The accounts known as wealth management products, offering lesser-regulated returns that beat the rates on regular bank deposits, swelled to 29.1 trillion yuan ($4.3 trillion) by the end of 2016. Banks selling the WMPs poured much of the funds into the bond market. With competition heating up, WMP rates have been rising — a trend that means the managers must demand higher yields on investments to break even.
Average rates on one- to three-month WMPs jumped to 4.43 percent at the end of June, the highest in at least a year, according to data from PY Standard, a Chengdu-based consulting firm specializing in the field. That’s bad news for a bond market that’s had a bit of a rebound in recent weeks on signs officials were easing off on their deleveraging campaign. “This is a leading indicator for the bond market,” said David Qu, a market economist at Australia & New Zealand Banking Group Ltd. in Shanghai. “As liability funding costs rise, banks will seek higher asset yields.”
The climb in WMP rates preceded a move by the China Banking Regulatory Commission this month telling lenders to lower the returns offered on WMPs that are kept on banks’ balance sheets.
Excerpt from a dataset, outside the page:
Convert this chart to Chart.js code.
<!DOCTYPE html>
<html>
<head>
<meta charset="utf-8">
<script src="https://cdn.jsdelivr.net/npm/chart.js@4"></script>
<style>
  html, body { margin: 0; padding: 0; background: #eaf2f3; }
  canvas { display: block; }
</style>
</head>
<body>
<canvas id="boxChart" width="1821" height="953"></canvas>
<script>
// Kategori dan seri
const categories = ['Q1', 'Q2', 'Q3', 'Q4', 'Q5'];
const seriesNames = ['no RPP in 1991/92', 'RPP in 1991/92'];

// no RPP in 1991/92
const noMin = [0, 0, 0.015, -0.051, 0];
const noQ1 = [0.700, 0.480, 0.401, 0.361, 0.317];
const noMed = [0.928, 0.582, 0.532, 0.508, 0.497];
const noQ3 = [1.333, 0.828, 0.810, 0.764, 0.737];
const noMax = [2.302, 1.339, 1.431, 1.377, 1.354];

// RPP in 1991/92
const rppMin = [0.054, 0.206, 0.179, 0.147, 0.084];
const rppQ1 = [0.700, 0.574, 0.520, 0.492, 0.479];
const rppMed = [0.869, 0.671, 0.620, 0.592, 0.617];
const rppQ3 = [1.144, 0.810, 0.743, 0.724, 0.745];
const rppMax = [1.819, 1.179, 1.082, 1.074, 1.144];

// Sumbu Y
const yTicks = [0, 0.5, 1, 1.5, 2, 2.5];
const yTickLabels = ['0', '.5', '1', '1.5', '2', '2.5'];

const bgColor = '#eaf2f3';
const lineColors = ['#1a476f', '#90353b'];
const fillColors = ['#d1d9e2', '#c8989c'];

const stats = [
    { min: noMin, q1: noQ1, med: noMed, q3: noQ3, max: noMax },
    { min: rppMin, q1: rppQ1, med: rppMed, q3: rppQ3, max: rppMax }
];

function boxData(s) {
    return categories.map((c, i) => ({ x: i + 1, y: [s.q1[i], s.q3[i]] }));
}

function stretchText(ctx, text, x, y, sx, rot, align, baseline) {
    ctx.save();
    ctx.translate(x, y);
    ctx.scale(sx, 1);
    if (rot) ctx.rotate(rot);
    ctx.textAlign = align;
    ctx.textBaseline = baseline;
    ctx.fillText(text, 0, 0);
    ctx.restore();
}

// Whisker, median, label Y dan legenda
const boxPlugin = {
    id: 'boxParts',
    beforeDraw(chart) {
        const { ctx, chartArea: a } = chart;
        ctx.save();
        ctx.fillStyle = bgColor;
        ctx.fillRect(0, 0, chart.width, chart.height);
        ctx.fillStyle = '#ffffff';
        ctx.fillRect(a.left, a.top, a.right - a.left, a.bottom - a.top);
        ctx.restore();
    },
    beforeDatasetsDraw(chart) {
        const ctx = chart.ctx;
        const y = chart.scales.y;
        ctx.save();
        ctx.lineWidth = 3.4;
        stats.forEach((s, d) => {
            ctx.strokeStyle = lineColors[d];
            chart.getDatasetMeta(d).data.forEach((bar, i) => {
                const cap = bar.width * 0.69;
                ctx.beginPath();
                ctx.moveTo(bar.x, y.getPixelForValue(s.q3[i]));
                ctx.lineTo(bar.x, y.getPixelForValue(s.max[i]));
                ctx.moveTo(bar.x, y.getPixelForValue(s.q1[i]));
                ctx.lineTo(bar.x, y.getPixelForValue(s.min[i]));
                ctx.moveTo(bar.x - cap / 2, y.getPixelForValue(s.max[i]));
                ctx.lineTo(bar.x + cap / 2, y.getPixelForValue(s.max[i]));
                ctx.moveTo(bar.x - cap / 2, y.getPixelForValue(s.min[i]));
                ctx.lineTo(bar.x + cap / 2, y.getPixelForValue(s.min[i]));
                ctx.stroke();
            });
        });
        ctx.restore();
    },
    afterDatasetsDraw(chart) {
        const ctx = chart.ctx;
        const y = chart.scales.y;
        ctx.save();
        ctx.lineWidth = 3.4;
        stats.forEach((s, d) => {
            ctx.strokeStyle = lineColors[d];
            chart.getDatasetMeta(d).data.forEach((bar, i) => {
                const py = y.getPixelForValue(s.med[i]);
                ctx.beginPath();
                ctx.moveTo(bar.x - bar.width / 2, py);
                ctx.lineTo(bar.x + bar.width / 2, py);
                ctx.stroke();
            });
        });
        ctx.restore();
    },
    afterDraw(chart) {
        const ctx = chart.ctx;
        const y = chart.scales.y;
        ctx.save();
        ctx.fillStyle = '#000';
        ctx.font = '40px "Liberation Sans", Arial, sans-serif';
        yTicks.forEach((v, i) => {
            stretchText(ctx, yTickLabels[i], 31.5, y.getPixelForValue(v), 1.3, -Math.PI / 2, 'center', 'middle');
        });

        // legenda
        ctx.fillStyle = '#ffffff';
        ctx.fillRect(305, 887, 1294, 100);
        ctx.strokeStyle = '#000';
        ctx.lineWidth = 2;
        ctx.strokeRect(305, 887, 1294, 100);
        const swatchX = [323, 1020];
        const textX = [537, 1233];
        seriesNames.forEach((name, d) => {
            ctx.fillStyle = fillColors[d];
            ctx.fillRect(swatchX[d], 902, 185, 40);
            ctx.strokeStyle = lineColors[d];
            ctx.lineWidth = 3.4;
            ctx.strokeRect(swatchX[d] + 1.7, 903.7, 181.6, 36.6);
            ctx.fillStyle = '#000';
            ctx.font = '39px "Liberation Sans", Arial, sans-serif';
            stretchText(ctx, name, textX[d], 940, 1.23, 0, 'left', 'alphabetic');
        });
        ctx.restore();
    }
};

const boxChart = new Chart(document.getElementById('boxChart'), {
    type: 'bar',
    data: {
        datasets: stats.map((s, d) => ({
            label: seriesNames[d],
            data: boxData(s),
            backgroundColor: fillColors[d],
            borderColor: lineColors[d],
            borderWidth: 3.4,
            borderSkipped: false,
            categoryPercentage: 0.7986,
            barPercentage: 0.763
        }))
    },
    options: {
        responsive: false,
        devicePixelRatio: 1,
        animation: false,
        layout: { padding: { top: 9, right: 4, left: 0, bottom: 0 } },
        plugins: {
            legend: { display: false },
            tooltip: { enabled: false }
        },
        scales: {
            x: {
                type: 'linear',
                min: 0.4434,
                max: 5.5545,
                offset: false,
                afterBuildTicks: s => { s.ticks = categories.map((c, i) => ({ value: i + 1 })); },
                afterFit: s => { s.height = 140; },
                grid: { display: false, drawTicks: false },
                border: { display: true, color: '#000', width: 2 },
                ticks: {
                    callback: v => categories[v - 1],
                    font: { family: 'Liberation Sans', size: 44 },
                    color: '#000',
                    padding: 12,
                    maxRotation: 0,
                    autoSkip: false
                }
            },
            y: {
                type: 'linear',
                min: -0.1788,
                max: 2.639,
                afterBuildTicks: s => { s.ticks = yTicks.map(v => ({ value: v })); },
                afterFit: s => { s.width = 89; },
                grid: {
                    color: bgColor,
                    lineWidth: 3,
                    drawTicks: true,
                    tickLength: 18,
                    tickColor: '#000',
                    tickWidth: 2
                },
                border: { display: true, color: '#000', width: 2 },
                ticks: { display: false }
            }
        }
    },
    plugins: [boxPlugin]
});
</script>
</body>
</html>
While most WMPs are off balance sheet — mainly at small lenders — the step was a signal that officials were growing uncomfortable with the rising yields.
Yet moves to quell rates could still hurt the onshore bond market, by limiting the growth in WMPs themselves. About three-quarters of the vehicles were invested in bonds, money-market instruments and deposits at the end of last year.
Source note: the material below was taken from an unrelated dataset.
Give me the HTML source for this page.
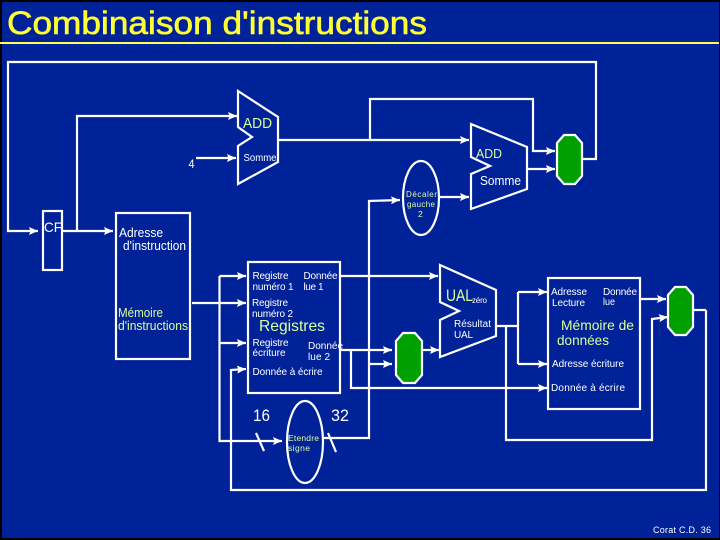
<!DOCTYPE html>
<html><head><meta charset="utf-8"><style>
html,body{margin:0;padding:0;background:#000}
svg{display:block;font-family:"Liberation Sans",sans-serif}
text{fill:#fff;font-size:10px}
.y{fill:#d8ff9c}
</style></head><body>
<svg width="720" height="540" viewBox="0 0 720 540" xmlns="http://www.w3.org/2000/svg">
<defs><marker id="a" markerUnits="userSpaceOnUse" markerWidth="10" markerHeight="10" refX="9" refY="5" orient="auto"><path d="M0 1L9 5L0 9L1.500 5z" fill="#fff"/></marker></defs>
<rect x="0" y="0" width="720" height="540" fill="#000"/>
<rect x="2" y="2" width="717" height="536" fill="#002299"/>
<text x="7" y="34" textLength="420" lengthAdjust="spacingAndGlyphs" style="font-size:32px;fill:#ffff33;stroke:#ffff33;stroke-width:.6">Combinaison d'instructions</text>
<rect x="0" y="42" width="719" height="2" fill="#ffff55"/>
<g fill="none" stroke="#fff" stroke-width="2.200">
<polygon points="238,91 278,117 278,162 238,184 238,146 252,137 238,127"/>
<polygon points="471,124 527,147 527,189 471,209 471,174 490,166 471,157"/>
<polygon points="440,265 496,290 496,336 440,357 440,320 459,311 440,302"/>
<rect x="43" y="211" width="19" height="59"/>
<rect x="116" y="213" width="74" height="146"/>
<rect x="248" y="262" width="92" height="131"/>
<rect x="548" y="278" width="92" height="131"/>
<ellipse cx="421" cy="198" rx="18" ry="37"/>
<ellipse cx="305" cy="442" rx="18" ry="41"/>
<polyline points="582,159 596,159 596,62 8,62 8,231 38,231" marker-end="url(#a)"/>
<polyline points="62,231 113,231" marker-end="url(#a)"/>
<polyline points="77,231 77,116 237,116" marker-end="url(#a)"/>
<polyline points="196,158 236,158" marker-end="url(#a)"/>
<polyline points="278,140 469,140" marker-end="url(#a)"/>
<polyline points="370,140 370,99 533,99 533,151 555,151" marker-end="url(#a)"/>
<polyline points="527,169 555,169" marker-end="url(#a)"/>
<polyline points="440,197 469,197" marker-end="url(#a)"/>
<polyline points="323,438 369,438 369,201 400,200" marker-end="url(#a)"/>
<polyline points="369,364 392,364" marker-end="url(#a)"/>
<polyline points="192,303 246,303" marker-end="url(#a)"/>
<polyline points="219.500,276 246,276" marker-end="url(#a)"/>
<polyline points="219.500,343 246,343" marker-end="url(#a)"/>
<polyline points="219.500,276 219.500,441 282,441" marker-end="url(#a)"/>
<polyline points="706,310 706,490 231,490 231,370 246,369" marker-end="url(#a)"/>
<polyline points="694,310 706,310"/>
<polyline points="340,276 438,276" marker-end="url(#a)"/>
<polyline points="340,350 392,350" marker-end="url(#a)"/>
<polyline points="351,350 351,388 547,388" marker-end="url(#a)"/>
<polyline points="423,350 439,350" marker-end="url(#a)"/>
<polyline points="496,326 519,326"/>
<polyline points="506,326 506,440 652,440 652,319 668,317" marker-end="url(#a)"/>
<polyline points="518,292 518,364"/>
<polyline points="518,292 547,292" marker-end="url(#a)"/>
<polyline points="518,364 547,364" marker-end="url(#a)"/>
<polyline points="641,299 666,299" marker-end="url(#a)"/>
<line x1="256" y1="433" x2="264" y2="451"/>
<line x1="328" y1="433" x2="336" y2="452"/>
<g fill="#00a000">
<polygon points="564,135 575,135 582,143 582,176 575,184 564,184 557,176 557,143"/>
<polygon points="403,333 415,333 422,341 422,375 415,383 403,383 396,375 396,341"/>
<polygon points="675,287 686,287 693,295 693,327 686,335 675,335 668,327 668,295"/>
</g>
</g>
<g lengthAdjust="spacingAndGlyphs">
<text class="y" x="243" y="128" textLength="29" lengthAdjust="spacingAndGlyphs" style="font-size:15px">ADD</text>
<text x="243.500" y="161" textLength="33" lengthAdjust="spacingAndGlyphs" style="font-size:10px">Somme</text>
<text x="188.500" y="168" style="font-size:12px" textLength="6" lengthAdjust="spacingAndGlyphs">4</text>
<text class="y" x="476" y="158" textLength="26" lengthAdjust="spacingAndGlyphs" style="font-size:13px">ADD</text>
<text x="480" y="185" textLength="41" lengthAdjust="spacingAndGlyphs" style="font-size:12.500px">Somme</text>
<text class="y" x="406" y="197" textLength="31" style="font-size:8px">Décaler</text>
<text class="y" x="407" y="207" textLength="28" style="font-size:8px">gauche</text>
<text class="y" x="418" y="217" style="font-size:8.500px">2</text>
<text x="44" y="232" textLength="18" lengthAdjust="spacingAndGlyphs" style="font-size:14px">CF</text>
<text x="119" y="237" textLength="44" lengthAdjust="spacingAndGlyphs" style="font-size:12.500px">Adresse</text>
<text x="123" y="250" textLength="63" lengthAdjust="spacingAndGlyphs" style="font-size:12.500px">d'instruction</text>
<text class="y" x="118" y="317" textLength="45" lengthAdjust="spacingAndGlyphs" style="font-size:12.500px">Mémoire</text>
<text class="y" x="118" y="330" textLength="70" lengthAdjust="spacingAndGlyphs" style="font-size:12.500px">d'instructions</text>
<text x="252.500" y="279" textLength="36">Registre</text>
<text x="252.500" y="290" textLength="41">numéro 1</text>
<text x="303.500" y="279" textLength="34">Donnée</text>
<text x="303.500" y="290" textLength="20">lue 1</text>
<text x="252" y="306" textLength="36">Registre</text>
<text x="252" y="317" textLength="41">numéro 2</text>
<text class="y" x="259" y="331" textLength="66" lengthAdjust="spacingAndGlyphs" style="font-size:16px">Registres</text>
<text x="252.500" y="346" textLength="36">Registre</text>
<text x="252.500" y="356" textLength="33">écriture</text>
<text x="308" y="349" textLength="35">Donnée</text>
<text x="308" y="360" textLength="22">lue 2</text>
<text x="252.500" y="375" textLength="70">Donnée à écrire</text>
<text x="253" y="421" textLength="17" lengthAdjust="spacingAndGlyphs" style="font-size:17px">16</text>
<text x="331" y="421" textLength="18" lengthAdjust="spacingAndGlyphs" style="font-size:17px">32</text>
<text class="y" x="288" y="441" textLength="31" style="font-size:8.500px">Etendre</text>
<text class="y" x="288" y="451" textLength="22" style="font-size:8.500px">signe</text>
<text class="y" x="446" y="301" textLength="27" lengthAdjust="spacingAndGlyphs" style="font-size:17px">UAL</text>
<text x="472" y="303" textLength="15" style="font-size:8px">zéro</text>
<text x="454" y="327" textLength="37">Résultat</text>
<text x="454" y="338" textLength="19">UAL</text>
<text x="551" y="295" textLength="36">Adresse</text>
<text x="552" y="306" textLength="33">Lecture</text>
<text x="603" y="295" textLength="34">Donnée</text>
<text x="603" y="305" textLength="12" lengthAdjust="spacingAndGlyphs">lue</text>
<text class="y" x="561" y="330" textLength="73" lengthAdjust="spacingAndGlyphs" style="font-size:14px">Mémoire de</text>
<text class="y" x="557" y="345" textLength="52" lengthAdjust="spacingAndGlyphs" style="font-size:14px">données</text>
<text x="552" y="367" textLength="72">Adresse écriture</text>
<text x="551" y="391" textLength="74">Donnée à écrire</text>
<text x="653" y="533" textLength="58" style="font-size:9px">Corat C.D. 36</text>
</g>
</svg>
</body></html>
“If they don’t let banks raise yields, the size of WMPs will be smaller,” said Qin Han, a bond analyst at Guotai Junan Securities Co. “The key is WMP returns are being pushed down by human intervention, rather than the market. This is bearish rather than bullish news” for the bond market,
he said. For now, government and corporate bond yields remain lower than their highs reached in May
and early June, and money-market rates are also down from earlier in the year, when the CBRC and central bank were unveiling a series of measures to rein in leverage in China’s indebted economy.
Besides liquidity injections from the People’s Bank of China, the bond market has also been supported by the recent slew of WMP issuance. Chinese banks sold 10,922 WMPs in June, the most in comparable PY Standard data going back to January 2016. WMPs, along with mutual funds, poured an unprecedented 399 billion yuan into the bond market, ChinaBond data show, and banks’ issuance of short-term debt rose to the second-highest on record.